Giguere has been nigh unbeatable in his half-dozen starts this season and while Varlamov has been a little more streaky of late, it’s really hard to argue with the way he started the season and his 13-7-0 record. Grade: A
Andre Tourigny/Adam Foote
The results are there for the Avalanche, not only in the wins department, but the fact that the Avalanche are currently 9th in the NHL in goals-against-per-game. There are depth concerns right now with Ryan Wilson out and Jan Hejda possibly joining him on the shelf, but they’ve gotten a ton from everyone including journeyman Nate Guenin.

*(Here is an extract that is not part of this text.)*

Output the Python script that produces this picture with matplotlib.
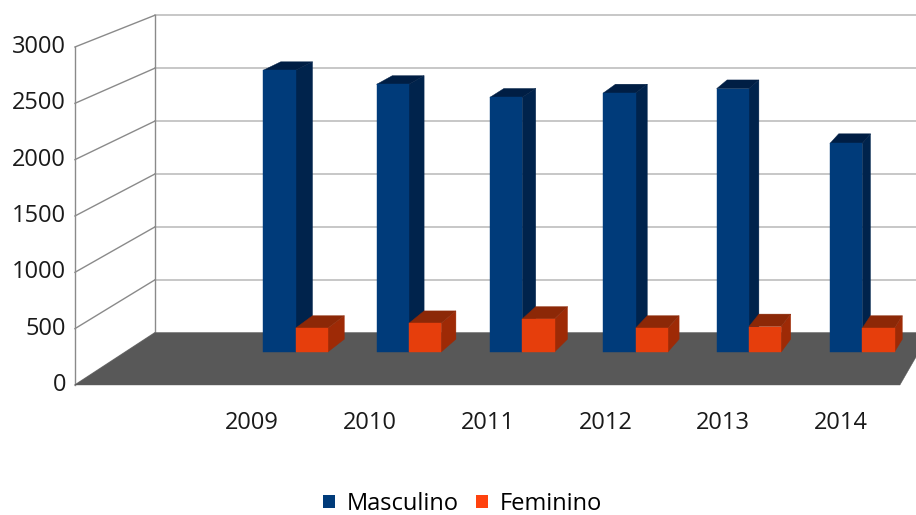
import numpy as np
import matplotlib
matplotlib.use('Agg')
import matplotlib.pyplot as plt
from matplotlib.patches import Polygon, Patch

plt.rcParams['font.family'] = ['Open Sans', 'DejaVu Sans']

anos = ['2009', '2010', '2011', '2012', '2013', '2014']
masculino = [2600, 2470, 2350, 2390, 2430, 1925]
feminino = [220, 265, 305, 220, 235, 220]
y_ticks = [0, 500, 1000, 1500, 2000, 2500, 3000]

# cores das faces (frente, lado, topo)
azul = ('#003b7a', '#00234c', '#001e44')
vermelho = ('#e63e0c', '#9e2a06', '#8c2807')
cor_chao = '#585858'

# perspectiva: ponto de fuga e encolhimento por profundidade
vp_x, vp_y = 10.2, 7650.0
k = 1 / 16.5
x_min, x_max = -1, 6
z_bar0, z_bar1 = 0.632, 0.877
largura = 0.285
fs = 17


def proj(x, v, z):
    s = 1 - k * z
    return (vp_x + (x - vp_x) * s, vp_y + (v - vp_y) * s)


def face(pts, cor, ax, zorder=3):
    ax.add_patch(Polygon([proj(*p) for p in pts], closed=True,
                         facecolor=cor, edgecolor=cor, lw=0.3, zorder=zorder))


def barra(ax, x0, x1, v, cores):
    fr, lado, topo = cores
    face([(x1, 0, z_bar0), (x1, v, z_bar0), (x1, v, z_bar1), (x1, 0, z_bar1)], lado, ax)
    face([(x0, v, z_bar0), (x1, v, z_bar0), (x1, v, z_bar1), (x0, v, z_bar1)], topo, ax)
    face([(x0, 0, z_bar0), (x1, 0, z_bar0), (x1, v, z_bar0), (x0, v, z_bar0)], fr, ax)


fig = plt.figure(figsize=(9.16, 5.15), dpi=100)
ax = fig.add_axes([0, 0, 1, 1])
ax.set_xlim(-1.636, 6.136)
ax.set_ylim(-1154, 3417)
ax.axis('off')

# parede do fundo
for v in y_ticks:
    xs, ys = zip(proj(x_min, v, 1), proj(x_max, v, 1))
    ax.plot(xs, ys, color='#bdbdbd', lw=1.2, zorder=1)
# parede lateral
for v in y_ticks:
    xs, ys = zip(proj(x_min, v, 0), proj(x_min, v, 1))
    ax.plot(xs, ys, color='#8a8a8a', lw=1.0, zorder=1)
for z in (0, 1):
    xs, ys = zip(proj(x_min, 0, z), proj(x_min, y_ticks[-1], z))
    ax.plot(xs, ys, color='#8a8a8a', lw=1.0, zorder=1)

# chao
face([(x_min, 0, 0), (x_max, 0, 0), (x_max, 0, 1), (x_min, 0, 1)], cor_chao, ax, zorder=2)

for i, (m, f) in enumerate(zip(masculino, feminino)):
    c = i + 0.5
    barra(ax, c - largura, c, m, azul)
    barra(ax, c, c + largura, f, vermelho)

for v in y_ticks:
    ax.annotate(str(v), proj(x_min, v, 0), xytext=(-6.5, 0), textcoords='offset points',
                ha='right', va='center', fontsize=fs, color='#1a1a1a')
for i, a in enumerate(anos):
    ax.annotate(a, proj(i + 0.5, 0, 0), xytext=(0, -27.5), textcoords='offset points',
                ha='center', va='center', fontsize=fs, color='#1a1a1a')

handles = [Patch(facecolor=azul[0], label='Masculino'),
           Patch(facecolor='#ff420e', label='Feminino')]
ax.legend(handles=handles, loc='center', bbox_to_anchor=(0.505, 0.022), ncol=2,
          frameon=False, fontsize=fs, handlelength=0.5, handleheight=0.5,
          handletextpad=0.5, columnspacing=0.75)

fig.savefig('out.png', dpi=100)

Still, it’s hard to argue with the way the Avs have played defensively, one or two games aside. An absolutely outstanding job so far, though the team needs to do something to add some depth before the injury bug starts biting away. Grade: A-
While it’s easy to credit all that offensive talent, even without Alex Tanguay for an extended period of time, Army deserves a little of the praise for the fact that the Avalanche are currently 7th in the NHL in goals-per-game. They have the potential on a nightly basis to rip off a ton of goals and the way they’re coached certainly plays a part.
The one caveat to this is that the power play is just 19th and has been flailing of late. With all that talent, you would think that a top ten offensive unit would have no problem with a man advantage, yet here we are. Grade: B+
Responsibilities: The Team
For a guy with no NHL head coaching experience, things have worked out pretty well for Roy in his short tenure with the Avalanche. The biggest key to his success, and to former coach Joe Sacco’s failures, is that he doesn’t force his system on his players. He adapts to the strengths of his team and works with them. That’s partially the reason Matt Duchene is flourishing this season.
Another huge reason for the start the Avalanche have had is that they are clearly buying into his passion. He’s vocal, a student of the game and about as impassioned as they come. Seeing their coach nearly break down the glass in between the benches in response to a hit he thought was dirty had to be a solidifying moment for the team. Roy’s message is getting through and the players are buying in. Grade: A
If the grades seem generous, keep in mind that this is a rookie coach taking over a team that just had the first pick in the NHL draft. He’s not taking over a veteran squad with a track record of winning that just needed a shakeup.
He’s got the talent, yes, but most of it is still very young and getting them pointed in the right direction can be difficult. Roy is getting close to the maximum from his team this year, especially in terms of goaltending and defense.
Can he keep this team going all year long? That’s the question that only Roy can answer.